Goal of the exercise -
From the listing below, extract every line containing "this".

Data listing -
————————

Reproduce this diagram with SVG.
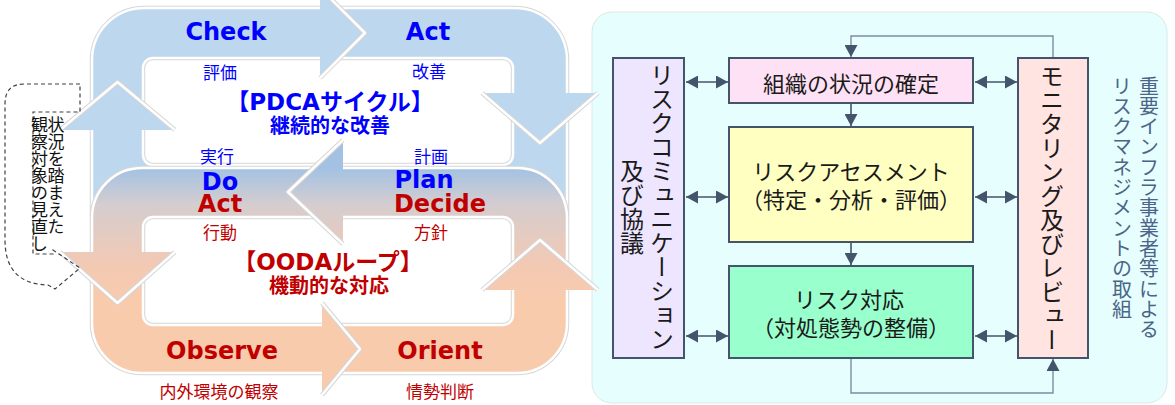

————————

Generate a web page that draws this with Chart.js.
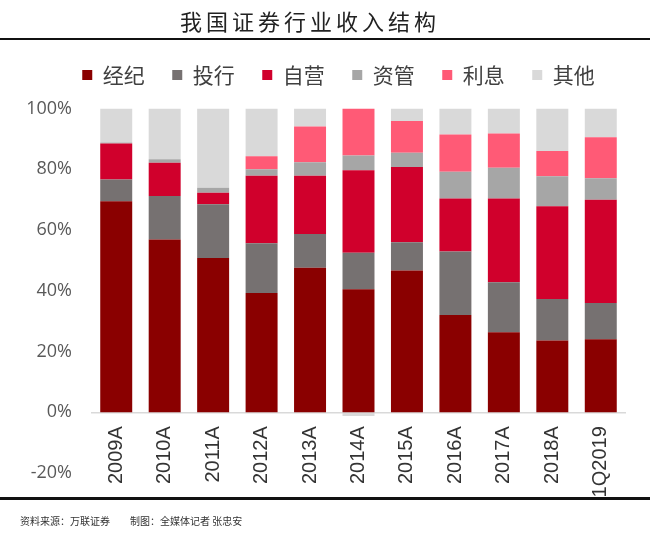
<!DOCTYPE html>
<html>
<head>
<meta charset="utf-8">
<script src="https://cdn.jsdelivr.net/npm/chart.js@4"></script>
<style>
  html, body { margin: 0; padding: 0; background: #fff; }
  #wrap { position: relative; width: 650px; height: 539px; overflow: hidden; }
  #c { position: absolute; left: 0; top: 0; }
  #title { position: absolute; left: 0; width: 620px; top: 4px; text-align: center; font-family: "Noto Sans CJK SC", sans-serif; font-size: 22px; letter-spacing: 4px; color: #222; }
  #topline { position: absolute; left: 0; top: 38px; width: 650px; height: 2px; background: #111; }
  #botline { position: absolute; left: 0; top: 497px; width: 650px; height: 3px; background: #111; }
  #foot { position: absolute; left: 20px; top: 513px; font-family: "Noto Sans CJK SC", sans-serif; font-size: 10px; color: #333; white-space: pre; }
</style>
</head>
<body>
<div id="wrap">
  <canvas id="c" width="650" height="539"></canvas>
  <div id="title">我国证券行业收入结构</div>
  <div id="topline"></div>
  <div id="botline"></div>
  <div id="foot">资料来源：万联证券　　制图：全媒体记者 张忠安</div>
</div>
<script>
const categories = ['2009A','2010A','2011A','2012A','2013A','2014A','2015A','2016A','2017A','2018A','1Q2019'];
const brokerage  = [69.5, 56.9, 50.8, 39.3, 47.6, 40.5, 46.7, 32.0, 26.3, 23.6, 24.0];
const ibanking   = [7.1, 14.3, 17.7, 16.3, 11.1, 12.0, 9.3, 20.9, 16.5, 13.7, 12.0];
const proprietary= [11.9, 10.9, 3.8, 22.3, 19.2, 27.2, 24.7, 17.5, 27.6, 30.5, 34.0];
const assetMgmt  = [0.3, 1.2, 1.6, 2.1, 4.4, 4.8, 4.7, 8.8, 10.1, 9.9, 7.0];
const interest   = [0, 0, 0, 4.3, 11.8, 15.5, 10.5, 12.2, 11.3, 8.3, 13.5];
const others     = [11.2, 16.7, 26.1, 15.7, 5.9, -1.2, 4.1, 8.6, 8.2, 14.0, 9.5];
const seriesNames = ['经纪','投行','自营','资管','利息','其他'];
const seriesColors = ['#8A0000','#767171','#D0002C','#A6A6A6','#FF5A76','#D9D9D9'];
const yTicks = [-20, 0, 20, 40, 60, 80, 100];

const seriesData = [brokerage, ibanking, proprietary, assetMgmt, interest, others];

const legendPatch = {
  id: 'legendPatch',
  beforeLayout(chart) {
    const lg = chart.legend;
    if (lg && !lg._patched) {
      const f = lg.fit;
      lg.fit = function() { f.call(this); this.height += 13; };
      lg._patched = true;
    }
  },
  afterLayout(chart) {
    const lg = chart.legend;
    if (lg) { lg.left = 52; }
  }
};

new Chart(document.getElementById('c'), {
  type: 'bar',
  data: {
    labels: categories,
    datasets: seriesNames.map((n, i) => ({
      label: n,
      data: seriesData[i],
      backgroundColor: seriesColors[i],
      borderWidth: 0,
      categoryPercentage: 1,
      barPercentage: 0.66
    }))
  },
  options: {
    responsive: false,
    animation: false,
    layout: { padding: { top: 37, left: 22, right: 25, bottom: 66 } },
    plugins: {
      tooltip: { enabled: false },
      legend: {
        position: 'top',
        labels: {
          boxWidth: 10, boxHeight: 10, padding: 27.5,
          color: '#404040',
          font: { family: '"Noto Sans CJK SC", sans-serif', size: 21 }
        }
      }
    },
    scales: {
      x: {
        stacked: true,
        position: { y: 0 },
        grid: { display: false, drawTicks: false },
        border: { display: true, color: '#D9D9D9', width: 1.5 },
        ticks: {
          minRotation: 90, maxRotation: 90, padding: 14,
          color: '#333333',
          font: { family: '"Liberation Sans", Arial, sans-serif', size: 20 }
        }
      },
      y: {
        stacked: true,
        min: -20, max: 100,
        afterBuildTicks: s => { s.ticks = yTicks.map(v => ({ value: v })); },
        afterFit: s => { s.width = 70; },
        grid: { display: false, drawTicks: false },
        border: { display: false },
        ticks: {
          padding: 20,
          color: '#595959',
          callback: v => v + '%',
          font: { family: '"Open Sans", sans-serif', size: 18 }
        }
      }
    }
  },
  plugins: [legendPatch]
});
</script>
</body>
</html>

————————

Answer for the task -
Reproduce this diagram with SVG.
Generate a web page that draws this with Chart.js.
      lg.fit = function() { f.call(this); this.height += 13; };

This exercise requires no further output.